This is really a question about research design and methodology, not statistics.
As with any type of claim, you have to marshal evidence and make a case by ruling out other potential explanations. Statistical analysis is one form of evidence you can bring to bear. But in the case you describe, you have a challenge. Lacking random assignment of students to conditions means that your two groups are not balanced on variables that matter for the outcome. It is very challenging to rule out all potential confounds that could bias the results of, e.g., a t-test. So you have to build a case for the conclusion by ruling out plausible alternative explanations. One thing that springs immediately to mind is that perhaps the students in the traditional classroom were simply more able students to start, and thus more likely to pass whatever the method of instruction. Maybe students who are more likely to fail are also more willing to take a class with unorthodox approaches to instruction. Both of these are plausible alternative explanations that undermine your main claim. So you need to rule them out. Ruling out all plausible explanations (not all possible explanations, just the those that are reasonable) is necessary in your case.
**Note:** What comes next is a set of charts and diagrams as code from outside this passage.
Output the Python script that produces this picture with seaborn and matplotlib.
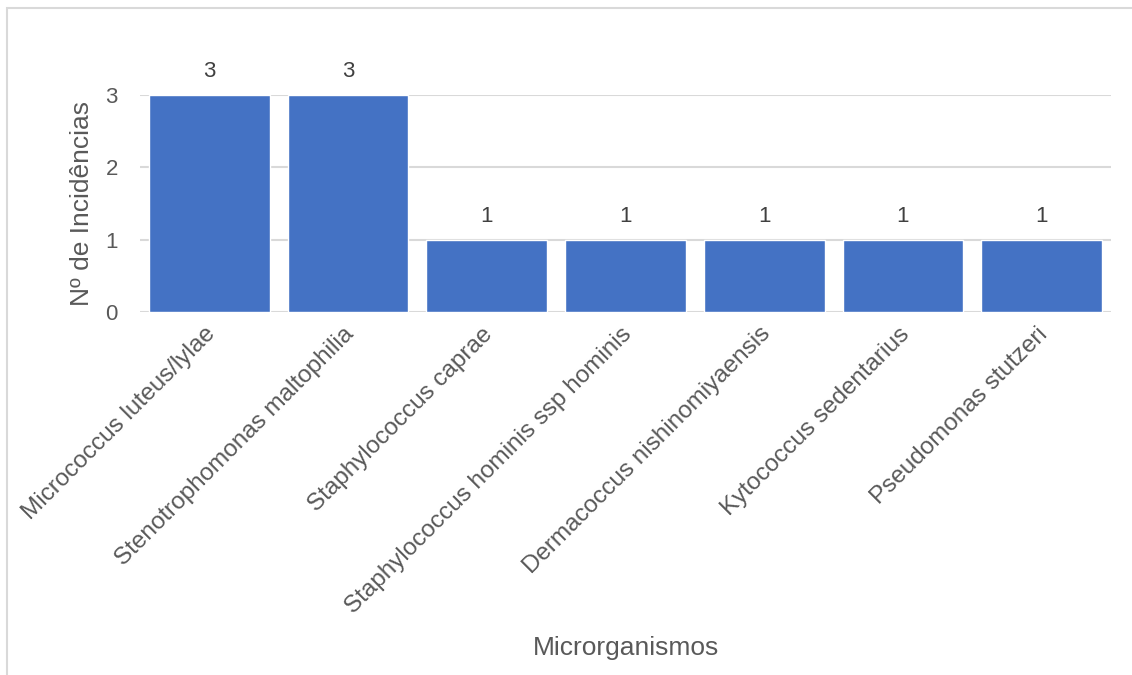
import matplotlib
matplotlib.use("Agg")
import matplotlib.pyplot as plt
import matplotlib.transforms as mtransforms
import seaborn as sns
import pandas as pd
from matplotlib.patches import Rectangle

organisms = [
    "Micrococcus luteus/lylae",
    "Stenotrophomonas maltophilia",
    "Staphylococcus caprae",
    "Staphylococcus hominis ssp hominis",
    "Dermacoccus nishinomiyaensis",
    "Kytococcus sedentarius",
    "Pseudomonas stutzeri",
]
incidences = [3, 3, 1, 1, 1, 1, 1]
y_ticks = [0, 1, 2, 3]

sns.set_theme(style="white")
plt.rcParams["font.family"] = ["Liberation Sans", "DejaVu Sans"]

df = pd.DataFrame({"Microrganismos": organisms, "Incidencias": incidences})

fig = plt.figure(figsize=(11.32, 6.75), dpi=100)
ax = fig.add_axes([0.1237, 0.5378, 0.8578, 0.3215])

sns.barplot(data=df, x="Microrganismos", y="Incidencias", color="#4472C4",
            saturation=1, width=0.87, ax=ax, zorder=3)

ax.set_ylim(0, 3)
ax.set_xlim(-0.5, len(organisms) - 0.5)
ax.set_yticks(y_ticks)
for y in y_ticks:
    ax.axhline(y, color="#d9d9d9", lw=1.5, zorder=1)

for s in ax.spines.values():
    s.set_visible(False)

ax.tick_params(axis="y", length=0, pad=16, labelsize=16, labelcolor="#595959")
ax.tick_params(axis="x", length=0, pad=0, labelsize=17.5, labelcolor="#595959")
ax.set_xticks(range(len(organisms)))
ax.set_xticklabels(organisms, rotation=45, ha="right", va="top",
                   rotation_mode="anchor")
offset = mtransforms.ScaledTranslation(-5 / 100, -11 / 100, fig.dpi_scale_trans)
for lbl in ax.get_xticklabels():
    lbl.set_transform(lbl.get_transform() + offset)

ax.set_ylabel("Nº de Incidências", fontsize=19, color="#595959", labelpad=8)

for i, v in enumerate(incidences):
    ax.annotate(str(v), (i, v), xytext=(0, 9), textcoords="offset points",
                ha="center", va="bottom", fontsize=16, color="#404040")

# x-axis title sits near the bottom edge of the figure
ax.set_xlabel("Microrganismos", fontsize=19, color="#595959", va="bottom")
ax.xaxis.set_label_coords(0.5, (312 - 660) / 217)

fig.patches.append(Rectangle((6.5 / 1132, -0.05), 1.2, 1 - 7.5 / 675 + 0.05,
                             transform=fig.transFigure, fill=False,
                             edgecolor="#d9d9d9", lw=1.5, zorder=0))

fig.savefig("out.png", dpi=100, facecolor="white")
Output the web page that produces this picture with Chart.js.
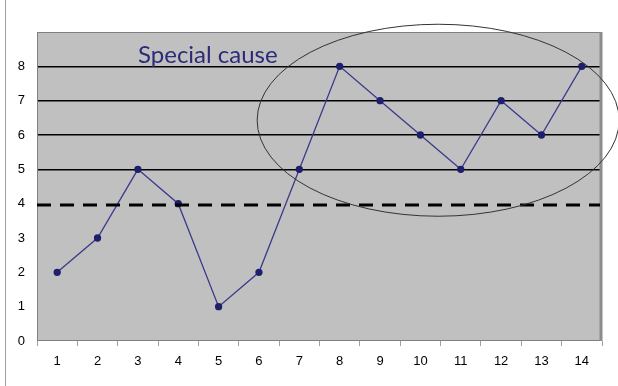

Putting that aside for the moment, the hypothesis testing you did is irrelevant. The question of interest is: did more students in class A pass a course than students in class B? The comparison to an arbitrary benchmark (e.g. 60%) not necessary for that question. A simple test of proportions is more appropriate...except, you don't have random assignment and so need to account for confounding variables.
However, from the sound of your question, you are not conducting a research project or writing up an academic article. It sounds like you are trying to convince your colleagues that something is not working for the students. (Is this right or am I totally off base?) So the standards are a bit different. You have some statistical evidence and then you have anecdotal and contextual evidence. Were I in that position, I might conduct and simple test of proportions and then appeal to the common knowledge of the school, teachers, and students. Maybe the teachers have a sense that the students in both classes were equally capable. Maybe they know that the teachers were both equally good. They know that the students and teachers in both classrooms were subject to the same policies and shocks that could impact student performance. In such a case, the test of proportions is more compelling. Heck, even just an eyeball look at the different rate of failure is sufficient. We only need statistics if we are making inferences about a population.
So, how to approach this really depends on your context, your audience, and what you want to achieve. In any case, you need to make a claim, present evidence, and rule out alternative explanations. You won't get causality, but you can make a strong case.